— Job —
For each line in the data below that holds "this", return a copy.

________________________________________

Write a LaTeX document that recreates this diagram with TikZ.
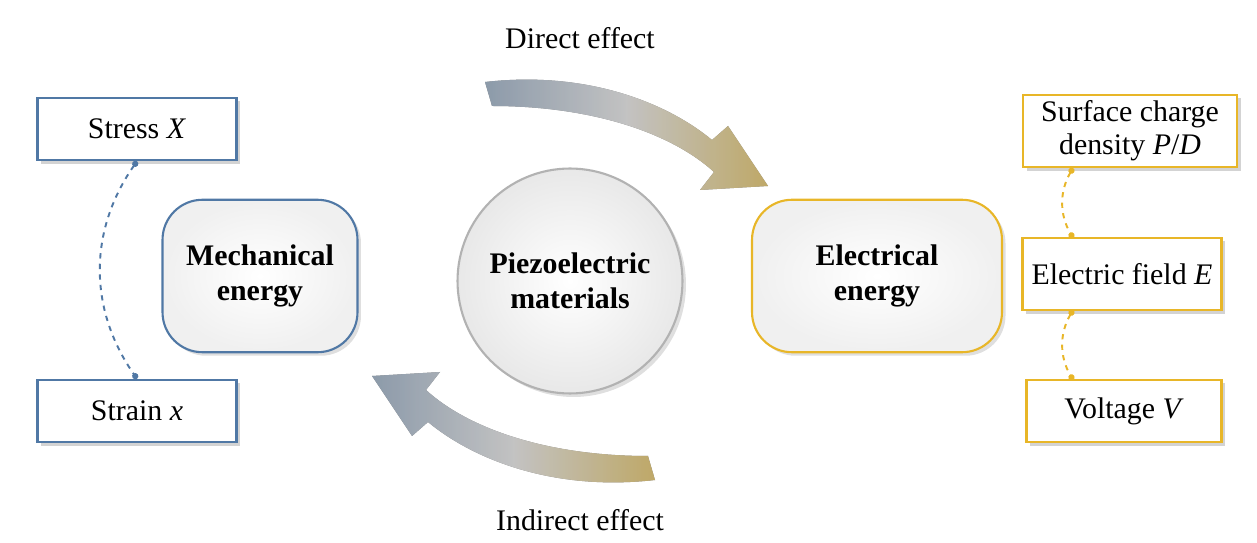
\documentclass[tikz,border=0pt]{standalone}
\usepackage{fontspec}
\setmainfont{Liberation Serif}
\usetikzlibrary{positioning,shadows,arrows.meta,calc}
\definecolor{mechblue}{RGB}{80,120,165}
\definecolor{elecorange}{RGB}{232,182,40}
\tikzset{
  qbox/.style={draw=#1, line width=1.2pt, fill=white, minimum width=3.98cm, minimum height=1.25cm,
    drop shadow={shadow xshift=2pt, shadow yshift=-2pt, opacity=0.35}, align=center,
    font=\fontsize{17}{19}\selectfont},
  ebox/.style={draw=#1, line width=1.2pt, rounded corners=0.8cm, inner color=white, outer color=gray!12,
    minimum width=3.9cm, minimum height=3.05cm, align=center, font=\fontsize{17}{20}\selectfont\bfseries,
    drop shadow={shadow xshift=2pt, shadow yshift=-2pt, opacity=0.25}},
  link/.style={dashed, line width=1.1pt, draw=#1, {Circle[length=3.5pt]}-{Circle[length=3.5pt]}},
  effect/.style={left color=mechblue!50!white, right color=elecorange!65!white, middle color=gray!8,
    opacity=0.7, draw=none},
  lbl/.style={font=\fontsize{17}{19}\selectfont}
}
\begin{document}
\begin{tikzpicture}[x=0.02cm,y=-0.02cm]
  \useasboundingbox (0,0) rectangle (1257,543);
  % effect arrows
  \fill[effect] (485,82) .. controls (590,70) and (670,105) .. (712,140) -- (728,126) -- (768,186)
    -- (700,190) -- (714,172) .. controls (670,132) and (590,106) .. (492,106) -- cycle;
  \fill[effect] (655,480) .. controls (550,492) and (470,457) .. (428,422) -- (412,436) -- (372,376)
    -- (440,372) -- (426,390) .. controls (470,430) and (550,456) .. (648,456) -- cycle;
  \node[lbl] (direct) at (580,38) {Direct effect};
  \node[lbl] (indirect) at (580,520) {Indirect effect};
  % centre
  \node[circle, draw=gray!60, line width=1.2pt, inner color=white, outer color=gray!18,
    minimum size=4.5cm, align=center, font=\fontsize{17}{20}\selectfont\bfseries,
    drop shadow={shadow xshift=2pt, shadow yshift=-2pt, opacity=0.25}] (piezo) at (570,281) {Piezoelectric\\materials};
  \node[ebox=mechblue] (mech) at (260,276) {Mechanical\\energy};
  \node[ebox=elecorange, minimum width=5cm] (elec) at (877,276) {Electrical\\energy};
  % quantities
  \node[qbox=mechblue] (stress) at (137,129) {Stress \textit{X}};
  \node[qbox=mechblue] (strain) at (137,411) {Strain \textit{x}};
  \node[qbox=elecorange, minimum width=4.28cm, minimum height=1.45cm, inner sep=1pt] (charge) at (1130,131)
    {Surface charge\\density \textit{P}/\textit{D}};
  \node[qbox=elecorange, minimum height=1.45cm] (field) at (1122,274) {Electric field \textit{E}};
  \node[qbox=elecorange, minimum width=3.9cm] (volt) at (1124,411) {Voltage \textit{V}};
  % links
  \draw[link=mechblue] (stress.south) to[out=-125, in=125] (strain.north);
  \coordinate (c1) at (1073,168);
  \coordinate (c2) at (1073,238);
  \coordinate (c3) at (1073,310);
  \coordinate (c4) at (1073,380);
  \draw[link=elecorange] (c1) to[out=-120, in=120] (c2);
  \draw[link=elecorange] (c3) to[out=-120, in=120] (c4);
\end{tikzpicture}
\end{document}
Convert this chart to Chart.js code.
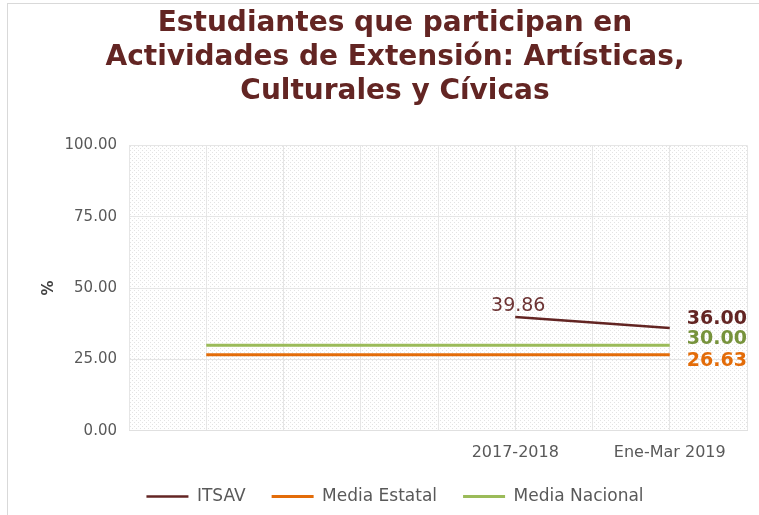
<!DOCTYPE html>
<html>
<head>
<meta charset="utf-8">
<script src="https://cdn.jsdelivr.net/npm/chart.js@4.4.1/dist/chart.umd.min.js"></script>
<style>
  html, body { margin: 0; padding: 0; background: #fff; }
  #wrap { width: 759px; height: 515px; position: relative; }
</style>
</head>
<body>
<div id="wrap"><canvas id="myChart" width="759" height="515"></canvas></div>
<script>
// Chart data
const categories = ['', '', '', '', '', '2017-2018', '', 'Ene-Mar 2019', ''];
const itsav = [null, null, null, null, null, 39.86, null, 36.00, null];
const mediaEstatal = [null, 26.63, 26.63, 26.63, 26.63, 26.63, 26.63, 26.63, null];
const mediaNacional = [null, 30.00, 30.00, 30.00, 30.00, 30.00, 30.00, 30.00, null];
const yTicks = [0, 25, 50, 75, 100];

const titleColor = '#632523';

// dotted background for the plot area
function dotPattern(ctx) {
    const c = document.createElement('canvas');
    c.width = 4; c.height = 4;
    const p = c.getContext('2d');
    p.fillStyle = '#e3e3e3';
    p.fillRect(0, 0, 1, 1);
    p.fillRect(2, 2, 1, 1);
    return ctx.createPattern(c, 'repeat');
}

const backgroundPlugin = {
    id: 'background',
    afterLayout(chart) {
        // legend keeps wide item spacing but sits closer to the axis
        chart.legend.top -= 12;
        chart.legend.bottom -= 12;
    },
    beforeDraw(chart) {
        const ctx = chart.ctx;
        const a = chart.chartArea;
        ctx.save();
        ctx.strokeStyle = '#d9d9d9';
        ctx.lineWidth = 1;
        ctx.strokeRect(7.5, 3.5, 900, 700);
        ctx.fillStyle = dotPattern(ctx);
        ctx.fillRect(a.left, a.top, a.right - a.left, a.bottom - a.top);
        ctx.restore();
    }
};

// value labels next to the points
const labelPlugin = {
    id: 'valueLabels',
    afterDatasetsDraw(chart) {
        const ctx = chart.ctx;
        ctx.save();
        chart.data.datasets.forEach((ds, i) => {
            const meta = chart.getDatasetMeta(i);
            const opts = ds.labelOpts;
            ds.data.forEach((v, j) => {
                if (v === null) return;
                const pt = meta.data[j];
                if (j === ds.data.length - 2) {
                    ctx.font = 'bold 19px "DejaVu Sans"';
                    ctx.fillStyle = opts.color;
                    ctx.textAlign = 'left';
                    ctx.textBaseline = 'middle';
                    ctx.fillText(v.toFixed(2), pt.x + 17, pt.y + opts.dy);
                } else if (opts.showFirst && j === ds.data.findIndex(d => d !== null)) {
                    ctx.font = '19px "DejaVu Sans"';
                    ctx.fillStyle = '#6e3535';
                    ctx.textAlign = 'center';
                    ctx.textBaseline = 'middle';
                    ctx.fillText(v.toFixed(2), pt.x + 3, pt.y - 11);
                }
            });
        });
        ctx.restore();
    }
};

const ctx = document.getElementById('myChart').getContext('2d');
const myChart = new Chart(ctx, {
    type: 'line',
    data: {
        labels: categories,
        datasets: [
            {
                label: 'ITSAV',
                data: itsav,
                borderColor: '#632523',
                backgroundColor: '#632523',
                borderWidth: 2.5,
                pointRadius: 0,
                spanGaps: true,
                labelOpts: { color: '#632523', dy: -9, showFirst: true }
            },
            {
                label: 'Media Estatal',
                data: mediaEstatal,
                borderColor: '#E36C09',
                backgroundColor: '#E36C09',
                borderWidth: 3,
                pointRadius: 0,
                labelOpts: { color: '#E36C09', dy: 6 }
            },
            {
                label: 'Media Nacional',
                data: mediaNacional,
                borderColor: '#9BBB59',
                backgroundColor: '#9BBB59',
                borderWidth: 3,
                pointRadius: 0,
                labelOpts: { color: '#77933C', dy: -6 }
            }
        ]
    },
    options: {
        responsive: false,
        animation: false,
        layout: { padding: { left: 40, right: 9, top: 6, bottom: 0 } },
        plugins: {
            title: {
                display: true,
                text: ['Estudiantes que participan en', 'Actividades de Extensión: Artísticas,', 'Culturales y Cívicas'],
                color: titleColor,
                font: { family: '"DejaVu Sans"', size: 28, weight: 'bold', lineHeight: 1.23 },
                padding: { top: 0, bottom: 36 }
            },
            legend: {
                position: 'bottom',
                maxHeight: 41,
                labels: {
                    usePointStyle: true,
                    pointStyle: 'line',
                    pointStyleWidth: 42,
                    color: '#595959',
                    font: { family: '"DejaVu Sans"', size: 17 },
                    padding: 26
                }
            },
            tooltip: { enabled: false }
        },
        scales: {
            x: {
                offset: false,
                grid: { color: '#e6e6e6', drawTicks: false },
                border: { color: '#e0e0e0' },
                ticks: {
                    autoSkip: false,
                    maxRotation: 0,
                    padding: 12,
                    color: '#595959',
                    font: { family: '"DejaVu Sans"', size: 16 }
                }
            },
            y: {
                min: 0,
                max: 100,
                afterBuildTicks(scale) {
                    scale.ticks = yTicks.map(v => ({ value: v }));
                },
                afterFit(scale) {
                    scale.width = 89;
                },
                grid: { color: '#e6e6e6', drawTicks: false },
                border: { display: false },
                title: {
                    display: true,
                    text: '%',
                    color: '#404040',
                    font: { family: '"DejaVu Sans"', size: 15, weight: 'bold' },
                    padding: 0
                },
                ticks: {
                    padding: 12,
                    color: '#595959',
                    font: { family: '"DejaVu Sans"', size: 15 },
                    callback: v => v.toFixed(2)
                }
            }
        }
    },
    plugins: [backgroundPlugin, labelPlugin]
});
</script>
</body>
</html>
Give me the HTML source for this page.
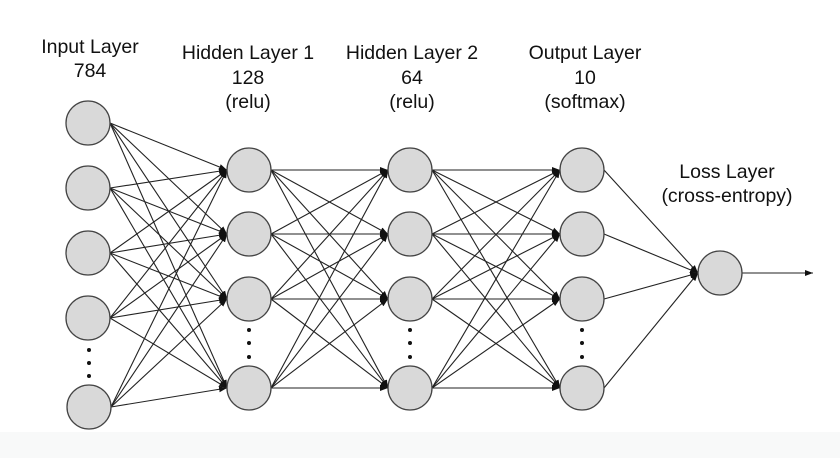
<!DOCTYPE html>
<html><head><meta charset="utf-8"><style>
html,body{margin:0;padding:0;background:#fff}
svg{display:block}
text{font-family:"Liberation Sans",Arial,sans-serif;font-size:19.5px;fill:#111;text-anchor:middle}
</style></head><body>
<svg width="840" height="458" viewBox="0 0 840 458" xmlns="http://www.w3.org/2000/svg">
<defs>
<marker id="b" markerUnits="userSpaceOnUse" markerWidth="10" markerHeight="10" viewBox="0 0 10 10" refX="8" refY="5" orient="auto">
<path d="M0,2 L8,5 L0,8 Z" fill="#111"/>
</marker>
</defs>
<rect x="0" y="432" width="840" height="26" fill="#f8f9f9"/>
<g stroke="#222" stroke-width="1.1" marker-end="url(#b)">
<line x1="110" y1="123" x2="227" y2="170"/><line x1="110" y1="123" x2="227" y2="234"/><line x1="110" y1="123" x2="227" y2="299"/><line x1="110" y1="123" x2="227" y2="388"/>
<line x1="110" y1="188" x2="227" y2="170"/><line x1="110" y1="188" x2="227" y2="234"/><line x1="110" y1="188" x2="227" y2="299"/><line x1="110" y1="188" x2="227" y2="388"/>
<line x1="110" y1="253" x2="227" y2="170"/><line x1="110" y1="253" x2="227" y2="234"/><line x1="110" y1="253" x2="227" y2="299"/><line x1="110" y1="253" x2="227" y2="388"/>
<line x1="110" y1="318" x2="227" y2="170"/><line x1="110" y1="318" x2="227" y2="234"/><line x1="110" y1="318" x2="227" y2="299"/><line x1="110" y1="318" x2="227" y2="388"/>
<line x1="111" y1="407" x2="227" y2="170"/><line x1="111" y1="407" x2="227" y2="234"/><line x1="111" y1="407" x2="227" y2="299"/><line x1="111" y1="407" x2="227" y2="388"/>
<line x1="271" y1="170" x2="388" y2="170"/><line x1="271" y1="170" x2="388" y2="234"/><line x1="271" y1="170" x2="388" y2="299"/><line x1="271" y1="170" x2="388" y2="388"/>
<line x1="271" y1="234" x2="388" y2="170"/><line x1="271" y1="234" x2="388" y2="234"/><line x1="271" y1="234" x2="388" y2="299"/><line x1="271" y1="234" x2="388" y2="388"/>
<line x1="271" y1="299" x2="388" y2="170"/><line x1="271" y1="299" x2="388" y2="234"/><line x1="271" y1="299" x2="388" y2="299"/><line x1="271" y1="299" x2="388" y2="388"/>
<line x1="271" y1="388" x2="388" y2="170"/><line x1="271" y1="388" x2="388" y2="234"/><line x1="271" y1="388" x2="388" y2="299"/><line x1="271" y1="388" x2="388" y2="388"/>
<line x1="432" y1="170" x2="560" y2="170"/><line x1="432" y1="170" x2="560" y2="234"/><line x1="432" y1="170" x2="560" y2="299"/><line x1="432" y1="170" x2="560" y2="388"/>
<line x1="432" y1="234" x2="560" y2="170"/><line x1="432" y1="234" x2="560" y2="234"/><line x1="432" y1="234" x2="560" y2="299"/><line x1="432" y1="234" x2="560" y2="388"/>
<line x1="432" y1="299" x2="560" y2="170"/><line x1="432" y1="299" x2="560" y2="234"/><line x1="432" y1="299" x2="560" y2="299"/><line x1="432" y1="299" x2="560" y2="388"/>
<line x1="432" y1="388" x2="560" y2="170"/><line x1="432" y1="388" x2="560" y2="234"/><line x1="432" y1="388" x2="560" y2="299"/><line x1="432" y1="388" x2="560" y2="388"/>
<line x1="604" y1="170" x2="698" y2="273"/><line x1="604" y1="234" x2="698" y2="273"/><line x1="604" y1="299" x2="698" y2="273"/><line x1="604" y1="388" x2="698" y2="273"/>
<line x1="742" y1="273" x2="813" y2="273"/>
</g>
<g fill="#d9d9d9" stroke="#444" stroke-width="1.3">
<circle cx="88" cy="123" r="22"/><circle cx="88" cy="188" r="22"/><circle cx="88" cy="253" r="22"/><circle cx="88" cy="318" r="22"/><circle cx="89" cy="407" r="22"/>
<circle cx="249" cy="170" r="22"/><circle cx="249" cy="234" r="22"/><circle cx="249" cy="299" r="22"/><circle cx="249" cy="388" r="22"/>
<circle cx="410" cy="170" r="22"/><circle cx="410" cy="234" r="22"/><circle cx="410" cy="299" r="22"/><circle cx="410" cy="388" r="22"/>
<circle cx="582" cy="170" r="22"/><circle cx="582" cy="234" r="22"/><circle cx="582" cy="299" r="22"/><circle cx="582" cy="388" r="22"/>
<circle cx="720" cy="273" r="22"/>
</g>
<g fill="#111">
<circle cx="89" cy="350" r="2"/><circle cx="89" cy="363" r="2"/><circle cx="89" cy="376" r="2"/>
<circle cx="249" cy="330" r="2"/><circle cx="249" cy="343" r="2"/><circle cx="249" cy="357" r="2"/>
<circle cx="410" cy="330" r="2"/><circle cx="410" cy="343" r="2"/><circle cx="410" cy="357" r="2"/>
<circle cx="582" cy="330" r="2"/><circle cx="582" cy="343" r="2"/><circle cx="582" cy="357" r="2"/>
</g>
<text x="90" y="53">Input Layer</text><text x="90" y="77">784</text>
<text x="248" y="59">Hidden Layer 1</text><text x="248" y="84">128</text><text x="248" y="108">(relu)</text>
<text x="412" y="59">Hidden Layer 2</text><text x="412" y="84">64</text><text x="412" y="108">(relu)</text>
<text x="585" y="59">Output Layer</text><text x="585" y="84">10</text><text x="585" y="108">(softmax)</text>
<text x="727" y="178">Loss Layer</text><text x="727" y="202">(cross-entropy)</text>
</svg>
</body></html>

________________________________________

— Task response —
Write a LaTeX document that recreates this diagram with TikZ.
Convert this chart to Chart.js code.
Give me the HTML source for this page.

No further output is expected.